→ Task statement: Write the data out again exactly, dropping any images it holds.
(begin)
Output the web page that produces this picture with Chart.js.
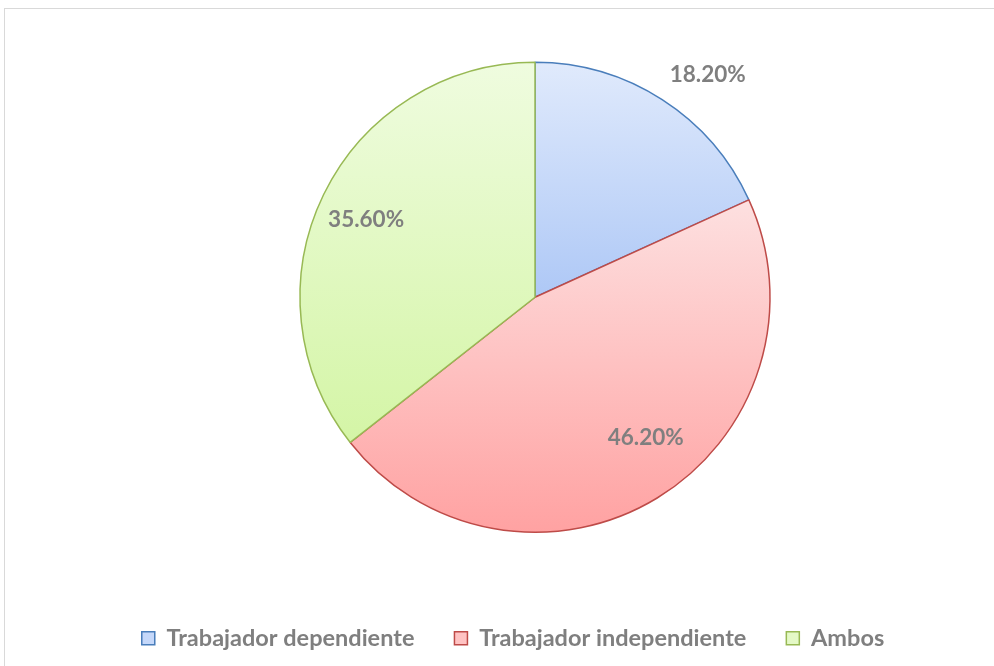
<!DOCTYPE html>
<html lang="es">
<head>
    <meta charset="UTF-8">
    <title>Tipo de trabajador</title>
    <script src="https://cdn.jsdelivr.net/npm/chart.js"></script>
    <style>
        html, body { margin: 0; padding: 0; background: #fff; overflow: hidden; }
        #frame { position: absolute; left: 4px; top: 8px; width: 1000px; height: 700px;
                 border-top: 1px solid #d9d9d9; border-left: 1px solid #d9d9d9; }
        #wrap { position: absolute; left: 0; top: 8px; width: 994px; height: 652px; }
    </style>
</head>
<body>
    <div id="frame"></div>
    <div id="wrap"><canvas id="pieChart"></canvas></div>

    <script>
        // data
        const categories = ['Trabajador dependiente', 'Trabajador independiente', 'Ambos'];
        const shares = [18.2, 46.2, 35.6];
        const valueLabels = ['18.20%', '46.20%', '35.60%'];

        // colours (top of gradient, bottom of gradient, border)
        const topColors = ['#e0eafc', '#fde0e0', '#effcdf'];
        const bottomColors = ['#aec8f6', '#ffa2a2', '#d4f5a6'];
        const borderColors = ['#4a7ebb', '#be4b48', '#98b954'];
        const legendColors = ['#c5d8fa', '#ffc3c3', '#e4f9c6'];

        // label placement: [angle shift in degrees, radius factor]
        const labelPlacement = [[5, 1.2], [-7, 0.76], [-1.4, 0.79]];

        const PIE_RADIUS = 235;

        // vertical extent of a slice, so each slice gets its own gradient
        function sliceGradient(context) {
            const chart = context.chart;
            const area = chart.chartArea;
            const i = context.dataIndex;
            if (!area) return topColors[i];
            const cx = (area.left + area.right) / 2;
            const cy = (area.top + area.bottom) / 2;
            const total = shares.reduce((a, b) => a + b, 0);
            let start = 0;
            for (let k = 0; k < i; k++) start += shares[k];
            const a0 = start / total * 2 * Math.PI - Math.PI / 2;
            const a1 = (start + shares[i]) / total * 2 * Math.PI - Math.PI / 2;
            let minY = cy, maxY = cy;
            for (let s = 0; s <= 60; s++) {
                const a = a0 + (a1 - a0) * s / 60;
                const y = cy + PIE_RADIUS * Math.sin(a);
                minY = Math.min(minY, y);
                maxY = Math.max(maxY, y);
            }
            const g = chart.ctx.createLinearGradient(0, minY, 0, maxY);
            g.addColorStop(0, topColors[i]);
            g.addColorStop(1, bottomColors[i]);
            return g;
        }

        // percentage labels
        const valueLabelPlugin = {
            id: 'valueLabels',
            afterDatasetsDraw(chart) {
                const ctx = chart.ctx;
                const arcs = chart.getDatasetMeta(0).data;
                ctx.save();
                ctx.font = 'bold 22.5px Lato';
                ctx.fillStyle = '#7f7f7f';
                ctx.textAlign = 'center';
                ctx.textBaseline = 'middle';
                arcs.forEach((arc, i) => {
                    const p = arc.getProps(['x', 'y', 'startAngle', 'endAngle', 'outerRadius'], true);
                    const mid = (p.startAngle + p.endAngle) / 2 + labelPlacement[i][0] * Math.PI / 180;
                    const r = p.outerRadius * labelPlacement[i][1];
                    ctx.fillText(valueLabels[i], p.x + Math.cos(mid) * r, p.y + Math.sin(mid) * r);
                });
                ctx.restore();
            }
        };

        // shift the legend a bit to the left, like the original
        const legendShift = {
            id: 'legendShift',
            afterInit(chart) {
                const legend = chart.legend;
                const orig = legend.draw.bind(legend);
                legend.draw = function () {
                    chart.ctx.save();
                    chart.ctx.translate(-22, 0);
                    orig();
                    chart.ctx.restore();
                };
            }
        };

        new Chart(document.getElementById('pieChart'), {
            type: 'pie',
            data: {
                labels: categories,
                datasets: [{
                    data: shares,
                    backgroundColor: sliceGradient,
                    borderColor: borderColors,
                    borderWidth: 1.5,
                    radius: PIE_RADIUS
                }]
            },
            options: {
                responsive: true,
                maintainAspectRatio: false,
                animation: false,
                layout: { padding: { top: 0, bottom: 0, left: 76, right: 0 } },
                plugins: {
                    tooltip: { enabled: false },
                    legend: {
                        position: 'bottom',
                        labels: {
                            boxWidth: 13,
                            boxHeight: 13,
                            padding: 40,
                            color: '#7f7f7f',
                            font: { family: 'Lato', size: 23.5, weight: 'bold' },
                            generateLabels(chart) {
                                return categories.map((c, i) => ({
                                    text: c,
                                    fillStyle: legendColors[i],
                                    strokeStyle: borderColors[i],
                                    lineWidth: 1.5,
                                    fontColor: '#7f7f7f',
                                    index: i
                                }));
                            }
                        }
                    }
                }
            },
            plugins: [valueLabelPlugin, legendShift]
        });
    </script>
</body>
</html>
(end)
→ Response to the task:
Output the web page that produces this picture with Chart.js.
<!DOCTYPE html>
<html lang="es">
<head>
    <meta charset="UTF-8">
    <title>Tipo de trabajador</title>
    <script src="https://cdn.jsdelivr.net/npm/chart.js"></script>
    <style>
        html, body { margin: 0; padding: 0; background: #fff; overflow: hidden; }
        #frame { position: absolute; left: 4px; top: 8px; width: 1000px; height: 700px;
                 border-top: 1px solid #d9d9d9; border-left: 1px solid #d9d9d9; }
        #wrap { position: absolute; left: 0; top: 8px; width: 994px; height: 652px; }
    </style>
</head>
<body>
    <div id="frame"></div>
    <div id="wrap"><canvas id="pieChart"></canvas></div>

    <script>
        // data
        const categories = ['Trabajador dependiente', 'Trabajador independiente', 'Ambos'];
        const shares = [18.2, 46.2, 35.6];
        const valueLabels = ['18.20%', '46.20%', '35.60%'];

        // colours (top of gradient, bottom of gradient, border)
        const topColors = ['#e0eafc', '#fde0e0', '#effcdf'];
        const bottomColors = ['#aec8f6', '#ffa2a2', '#d4f5a6'];
        const borderColors = ['#4a7ebb', '#be4b48', '#98b954'];
        const legendColors = ['#c5d8fa', '#ffc3c3', '#e4f9c6'];

        // label placement: [angle shift in degrees, radius factor]
        const labelPlacement = [[5, 1.2], [-7, 0.76], [-1.4, 0.79]];

        const PIE_RADIUS = 235;

        // vertical extent of a slice, so each slice gets its own gradient
        function sliceGradient(context) {
            const chart = context.chart;
            const area = chart.chartArea;
            const i = context.dataIndex;
            if (!area) return topColors[i];
            const cx = (area.left + area.right) / 2;
            const cy = (area.top + area.bottom) / 2;
            const total = shares.reduce((a, b) => a + b, 0);
            let start = 0;
            for (let k = 0; k < i; k++) start += shares[k];
            const a0 = start / total * 2 * Math.PI - Math.PI / 2;
            const a1 = (start + shares[i]) / total * 2 * Math.PI - Math.PI / 2;
            let minY = cy, maxY = cy;
            for (let s = 0; s <= 60; s++) {
                const a = a0 + (a1 - a0) * s / 60;
                const y = cy + PIE_RADIUS * Math.sin(a);
                minY = Math.min(minY, y);
                maxY = Math.max(maxY, y);
            }
            const g = chart.ctx.createLinearGradient(0, minY, 0, maxY);
            g.addColorStop(0, topColors[i]);
            g.addColorStop(1, bottomColors[i]);
            return g;
        }

        // percentage labels
        const valueLabelPlugin = {
            id: 'valueLabels',
            afterDatasetsDraw(chart) {
                const ctx = chart.ctx;
                const arcs = chart.getDatasetMeta(0).data;
                ctx.save();
                ctx.font = 'bold 22.5px Lato';
                ctx.fillStyle = '#7f7f7f';
                ctx.textAlign = 'center';
                ctx.textBaseline = 'middle';
                arcs.forEach((arc, i) => {
                    const p = arc.getProps(['x', 'y', 'startAngle', 'endAngle', 'outerRadius'], true);
                    const mid = (p.startAngle + p.endAngle) / 2 + labelPlacement[i][0] * Math.PI / 180;
                    const r = p.outerRadius * labelPlacement[i][1];
                    ctx.fillText(valueLabels[i], p.x + Math.cos(mid) * r, p.y + Math.sin(mid) * r);
                });
                ctx.restore();
            }
        };

        // shift the legend a bit to the left, like the original
        const legendShift = {
            id: 'legendShift',
            afterInit(chart) {
                const legend = chart.legend;
                const orig = legend.draw.bind(legend);
                legend.draw = function () {
                    chart.ctx.save();
                    chart.ctx.translate(-22, 0);
                    orig();
                    chart.ctx.restore();
                };
            }
        };

        new Chart(document.getElementById('pieChart'), {
            type: 'pie',
            data: {
                labels: categories,
                datasets: [{
                    data: shares,
                    backgroundColor: sliceGradient,
                    borderColor: borderColors,
                    borderWidth: 1.5,
                    radius: PIE_RADIUS
                }]
            },
            options: {
                responsive: true,
                maintainAspectRatio: false,
                animation: false,
                layout: { padding: { top: 0, bottom: 0, left: 76, right: 0 } },
                plugins: {
                    tooltip: { enabled: false },
                    legend: {
                        position: 'bottom',
                        labels: {
                            boxWidth: 13,
                            boxHeight: 13,
                            padding: 40,
                            color: '#7f7f7f',
                            font: { family: 'Lato', size: 23.5, weight: 'bold' },
                            generateLabels(chart) {
                                return categories.map((c, i) => ({
                                    text: c,
                                    fillStyle: legendColors[i],
                                    strokeStyle: borderColors[i],
                                    lineWidth: 1.5,
                                    fontColor: '#7f7f7f',
                                    index: i
                                }));
                            }
                        }
                    }
                }
            },
            plugins: [valueLabelPlugin, legendShift]
        });
    </script>
</body>
</html>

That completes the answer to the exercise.